The company is “well positioned” for an initial public offering, founder and Chairman Carl-Erik Lagercrantz said in an interview.
The venture, which has been valued at around $12 billion after raising about $6.5 billion through debt and equity, is part of a trio of green technology startups spearheaded by Lagercrantz and private equity veteran Harald Mix.
“We have commitments in relation to deliveries from our customers — that plays a major role in a market that is more difficult,” Lagercrantz said. A listing during the next two years is a “reasonable” expectation even as the company has “no need from a funding perspective.”
Lagercrantz, 57, initiated the push in 2016 to establish a battery industry in northern Sweden.
Northvolt’s access to renewable power and smaller CO2 footprint is key in differentiating the company from Asian giants like China’s Contemporary Amperex Technology, Japan’s Panasonic, and LG Chem from South Korea.
In May, the company became the first European company to start commercial shipments to an automaker from the Northvolt Ett plant in Skelleftea, Sweden.
While Ett is still scaling up, the manufacturer is also planning a new plant in Gothenburg to supply Volvo and Polestar.

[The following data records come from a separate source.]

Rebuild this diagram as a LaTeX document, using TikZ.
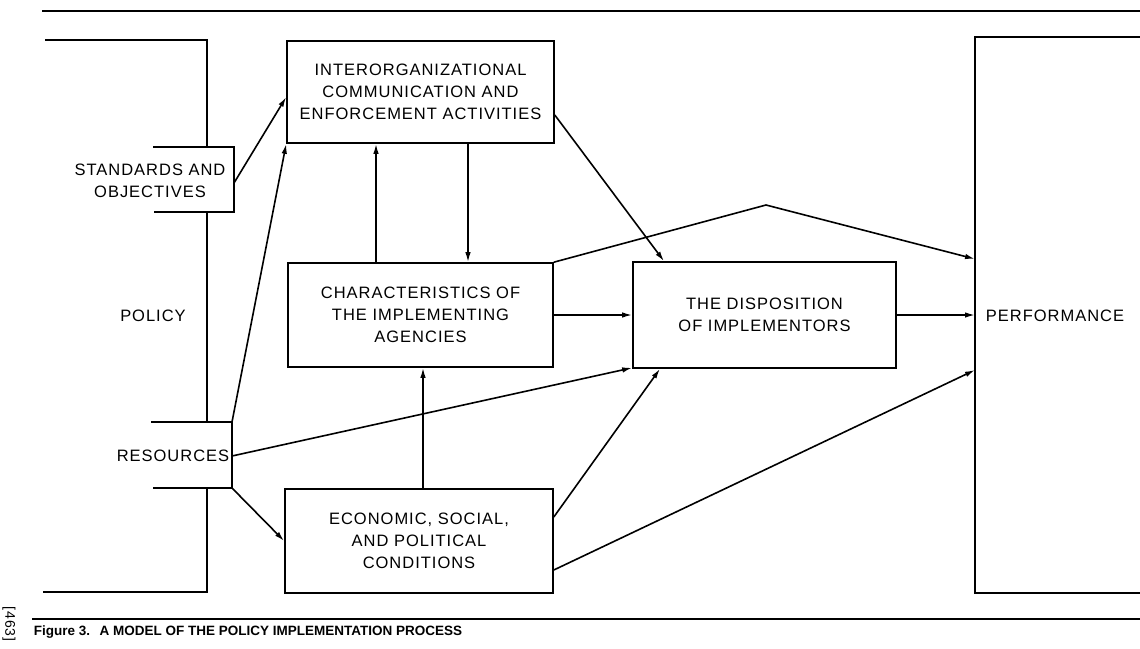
\documentclass[tikz,border=0pt]{standalone}
\usepackage{fontspec}
\setmainfont{Liberation Sans}
\newfontfamily\figfont{Liberation Sans}[LetterSpace=6]
\usetikzlibrary{arrows.meta}

\begin{document}
\begin{tikzpicture}[x=1pt, y=-1pt, line width=1.6pt,
                    every node/.style={font=\figfont\fontsize{16.5}{22}\selectfont, align=center, inner sep=0pt},
                    every edge/.style={draw, line width=1.6pt},
                    box/.style={draw, rectangle},
                    >={Latex[length=10pt,width=5.5pt]}]

\useasboundingbox (0,0) rectangle (1140,648);

\draw (42,11) -- (1140,11);
\draw (32,619) -- (1140,619);

\node[box, minimum width=267pt, minimum height=102pt] (inter) at (420.5,92) {INTERORGANIZATIONAL\\COMMUNICATION AND\\ENFORCEMENT ACTIVITIES};
\node[box, minimum width=265pt, minimum height=104pt] (chars) at (420.5,315) {CHARACTERISTICS OF\\THE IMPLEMENTING\\AGENCIES};
\node[box, minimum width=263pt, minimum height=106pt] (disp) at (764.5,315) {THE DISPOSITION\\OF IMPLEMENTORS};
\node[box, minimum width=268pt, minimum height=104pt] (econ) at (419,541) {ECONOMIC, SOCIAL,\\AND POLITICAL\\CONDITIONS};

\draw (45,40) -- (207,40) -- (207,147);
\draw (207,212) -- (207,422);
\draw (207,488) -- (207,592) -- (43,592);
\node (policy) at (153,316) {POLICY};

\draw (153,147) -- (234,147) -- (234,212) -- (154,212);
\node (std) at (150,181) {STANDARDS AND\\OBJECTIVES};

\draw (151,422) -- (232,422) -- (232,488) -- (153,488);
\node (res) at (173,456) {RESOURCES};

\draw (1140,37) -- (975,37) -- (975,593) -- (1140,593);
\node (perf) at (1055,316) {PERFORMANCE};

\coordinate (std-e) at (234,183);
\coordinate (res-ne) at (232,422);
\coordinate (res-e) at (232,456);
\coordinate (res-se) at (232,488);
\coordinate (perf-w) at (975,315);
\coordinate (peak) at (766,205);

\path[->]
(std-e) edge ([yshift=-5pt]inter.west)
(res-ne) edge (inter.south west)
(res-e) edge ([yshift=1pt]disp.south west)
(res-se) edge (econ.west)
([xshift=-44.5pt]chars.north) edge ([xshift=-44.5pt]inter.south)
([xshift=47.5pt]inter.south) edge ([xshift=47.5pt]chars.north)
([yshift=-23pt]inter.east) edge ([xshift=-100.5pt]disp.north)
(chars.east) edge (disp.west)
(disp.east) edge (perf-w)
([xshift=4pt]econ.north) edge ([xshift=2.5pt]chars.south)
([yshift=24pt]econ.east) edge ([xshift=-104.5pt]disp.south)
([yshift=-29pt]econ.east) edge ([yshift=-55pt]perf-w);
\draw[->] (chars.north east) -- (peak) -- ([yshift=56pt]perf-w);

\node[anchor=west, font=\bfseries\fontsize{13.5}{16}\selectfont] (caption) at (33,632) {Figure 3.\hspace{0.7em}A MODEL OF THE POLICY IMPLEMENTATION PROCESS};
\node[anchor=west, rotate=-90, font=\figfont\fontsize{14}{16}\selectfont] (page) at (9,606) {[463]};
\end{tikzpicture}
\end{document}
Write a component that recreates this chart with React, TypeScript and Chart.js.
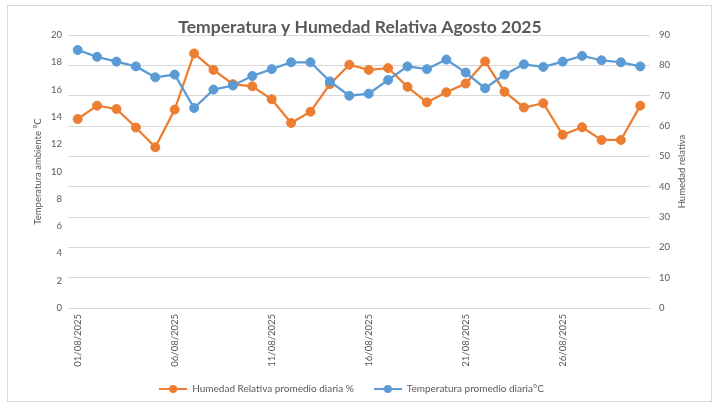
import React, { useEffect, useRef } from "react";
import { Chart, registerables } from "chart.js";

Chart.register(...registerables);

const fechas = [
  "01/08/2025", "02/08/2025", "03/08/2025", "04/08/2025", "05/08/2025",
  "06/08/2025", "07/08/2025", "08/08/2025", "09/08/2025", "10/08/2025",
  "11/08/2025", "12/08/2025", "13/08/2025", "14/08/2025", "15/08/2025",
  "16/08/2025", "17/08/2025", "18/08/2025", "19/08/2025", "20/08/2025",
  "21/08/2025", "22/08/2025", "23/08/2025", "24/08/2025", "25/08/2025",
  "26/08/2025", "27/08/2025", "28/08/2025", "29/08/2025", "30/08/2025",
];

const humedad = [
  62.3, 66.7, 65.6, 59.5, 53.0, 65.4, 83.9, 78.5, 73.8, 73.1,
  68.8, 61.0, 64.7, 73.8, 80.2, 78.5, 79.1, 72.9, 67.8, 71.1,
  74.0, 81.3, 71.3, 66.1, 67.5, 57.1, 59.6, 55.4, 55.4, 66.7,
];

const temperatura = [
  18.9, 18.4, 18.05, 17.7, 16.9, 17.1, 14.65, 16.0, 16.3, 17.0,
  17.5, 18.0, 18.0, 16.6, 15.55, 15.7, 16.7, 17.7, 17.5, 18.2,
  17.25, 16.1, 17.1, 17.85, 17.66, 18.05, 18.47, 18.15, 18.0, 17.7,
];

const tempTicks = { min: 0, max: 20, step: 2 };
const humTicks = { min: 0, max: 90, step: 10 };

const TITLE = "Temperatura y Humedad Relativa Agosto 2025";
const LEFT_TITLE = "Temperatura ambiente °C";
const RIGHT_TITLE = "Humedad relativa";
const HUM_LABEL = "Humedad Relativa promedio diaria %";
const TEMP_LABEL = "Temperatura promedio diaria°C";

const ORANGE = "#ED7D31";
const BLUE = "#5B9BD5";
const TEXT = "#595959";
const GRID = "#D9D9D9";
const FONT = "Lato";

function legendIcon(color: string): HTMLCanvasElement {
  const c = document.createElement("canvas");
  c.width = 28;
  c.height = 10;
  const ctx = c.getContext("2d")!;
  ctx.strokeStyle = color;
  ctx.lineWidth = 2;
  ctx.beginPath();
  ctx.moveTo(0, 5);
  ctx.lineTo(28, 5);
  ctx.stroke();
  ctx.fillStyle = color;
  ctx.beginPath();
  ctx.arc(14, 5, 4, 0, Math.PI * 2);
  ctx.fill();
  return c;
}

export default function App() {
  const ref = useRef<HTMLCanvasElement | null>(null);

  useEffect(() => {
    document.body.style.margin = "0";
    const canvas = ref.current!;
    const icons: Record<string, HTMLCanvasElement> = {
      [HUM_LABEL]: legendIcon(ORANGE),
      [TEMP_LABEL]: legendIcon(BLUE),
    };

    const decor = {
      id: "decor",
      afterLayout(chart: any) {
        const l = chart.legend;
        if (l) {
          const dx = -9;
          const dy = -5;
          l.left += dx;
          l.right += dx;
          l.top += dy;
          l.bottom += dy;
        }
      },
      beforeDraw(chart: any) {
        const ctx = chart.ctx;
        ctx.save();
        ctx.fillStyle = "#ffffff";
        ctx.fillRect(0, 0, chart.width, chart.height);
        ctx.strokeStyle = GRID;
        ctx.lineWidth = 1;
        ctx.strokeRect(7.5, 5.5, 704, 396);
        ctx.restore();
      },
      afterDraw(chart: any) {
        const ctx = chart.ctx;
        const area = chart.chartArea;
        const midY = (area.top + area.bottom) / 2;
        ctx.save();
        ctx.fillStyle = TEXT;
        ctx.textAlign = "center";
        ctx.textBaseline = "middle";
        ctx.font = `bold 17.5px ${FONT}`;
        ctx.fillText(TITLE, 360, 27);
        ctx.font = `9.5px ${FONT}`;
        ctx.translate(38, midY);
        ctx.rotate(-Math.PI / 2);
        ctx.fillText(LEFT_TITLE, 0, 0);
        ctx.restore();
        ctx.save();
        ctx.fillStyle = TEXT;
        ctx.textAlign = "center";
        ctx.textBaseline = "middle";
        ctx.font = `9.5px ${FONT}`;
        ctx.translate(682, midY);
        ctx.rotate(-Math.PI / 2);
        ctx.fillText(RIGHT_TITLE, 0, 0);
        ctx.restore();
      },
    };

    const chart = new Chart(canvas, {
      type: "line",
      data: {
        labels: fechas,
        datasets: [
          {
            label: TEMP_LABEL,
            data: temperatura,
            yAxisID: "yTemp",
            borderColor: BLUE,
            backgroundColor: BLUE,
            borderWidth: 2.25,
            pointRadius: 4.5,
            pointBorderWidth: 1,
            pointBorderColor: BLUE,
            pointBackgroundColor: BLUE,
            tension: 0,
          },
          {
            label: HUM_LABEL,
            data: humedad,
            yAxisID: "yHum",
            borderColor: ORANGE,
            backgroundColor: ORANGE,
            borderWidth: 2.25,
            pointRadius: 4.5,
            pointBorderWidth: 1,
            pointBorderColor: ORANGE,
            pointBackgroundColor: ORANGE,
            tension: 0,
          },
        ],
      },
      options: {
        responsive: false,
        animation: false,
        layout: { padding: { top: 35, left: 0, right: 0, bottom: 0 } },
        scales: {
          x: {
            offset: true,
            grid: { display: false, drawTicks: false },
            border: { display: true, color: GRID },
            ticks: {
              autoSkip: false,
              maxRotation: 90,
              minRotation: 90,
              padding: 6,
              color: TEXT,
              font: { family: FONT, size: 9.5 },
              callback: (_v: any, i: number) => (i % 5 === 0 ? fechas[i] : ""),
            },
            afterFit: (s: any) => {
              s.height = 61;
            },
          },
          yTemp: {
            position: "left",
            min: tempTicks.min,
            max: tempTicks.max,
            grid: { display: false, drawTicks: false },
            border: { display: false },
            ticks: {
              stepSize: tempTicks.step,
              padding: 6,
              color: TEXT,
              font: { family: FONT, size: 9.5 },
            },
            afterFit: (s: any) => {
              s.width = 68;
            },
          },
          yHum: {
            position: "right",
            min: humTicks.min,
            max: humTicks.max,
            grid: { display: true, drawTicks: false, color: GRID, lineWidth: 1 },
            border: { display: false },
            ticks: {
              stepSize: humTicks.step,
              padding: 9,
              color: TEXT,
              font: { family: FONT, size: 9.5 },
            },
            afterFit: (s: any) => {
              s.width = 71;
            },
          },
        },
        plugins: {
          title: { display: false },
          tooltip: { enabled: false },
          legend: {
            position: "bottom",
            labels: {
              usePointStyle: true,
              pointStyleWidth: 28,
              boxHeight: 10,
              padding: 20,
              color: TEXT,
              font: { family: FONT, size: 10 },
              sort: (a: any, b: any) => b.datasetIndex - a.datasetIndex,
              generateLabels: (ch: any) => {
                const items = (Chart.defaults.plugins.legend.labels as any).generateLabels(ch);
                return items.map((it: any) => ({ ...it, pointStyle: icons[it.text] }));
              },
            },
          },
        },
      },
      plugins: [decor],
    } as any);

    return () => chart.destroy();
  }, []);

  return (
    <div style={{ width: 721, height: 409 }}>
      <canvas ref={ref} width={721} height={409} />
    </div>
  );
}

A third factory in northern Germany dubbed “Northvolt Drei” is scheduled for 2025. This is set to boost Northvolt’s overall battery-cell manufacturing to over 170 gigawatt-hours, among the biggest in Europe.
Lagercrantz and Mix are also founders and investors in H2 Green Steel, which plans to make fossil-free steel, and Polarium Energy Solutions — two startups aiming for a stock market listing in the “not too distant future.”
Polarium, an energy-storage developer that counts major telecommunications firms such as Vodafone Group and Verizon Communications among its client roster, will most likely be the first of the three to list, Lagercrantz said.
“Polarium is a company with good profitability and fantastic growth in an area that has such strong macro trends,” he said. “If conditions are right, next year the company will be on the stock exchange.”
For H2 Green Steel an IPO is a few years away, he said. But when production has reached scale, the public market will be a “very good place” to raise capital, as it’s “very capex-heavy, just like Northvolt.”
H2 Green Steel has said it’s looking to raise in the range of $3 billion to $4 billion through a combination of equity and green project financing for its operations in the northern part of Sweden. It has so far secured $105 million, Lagercrantz said.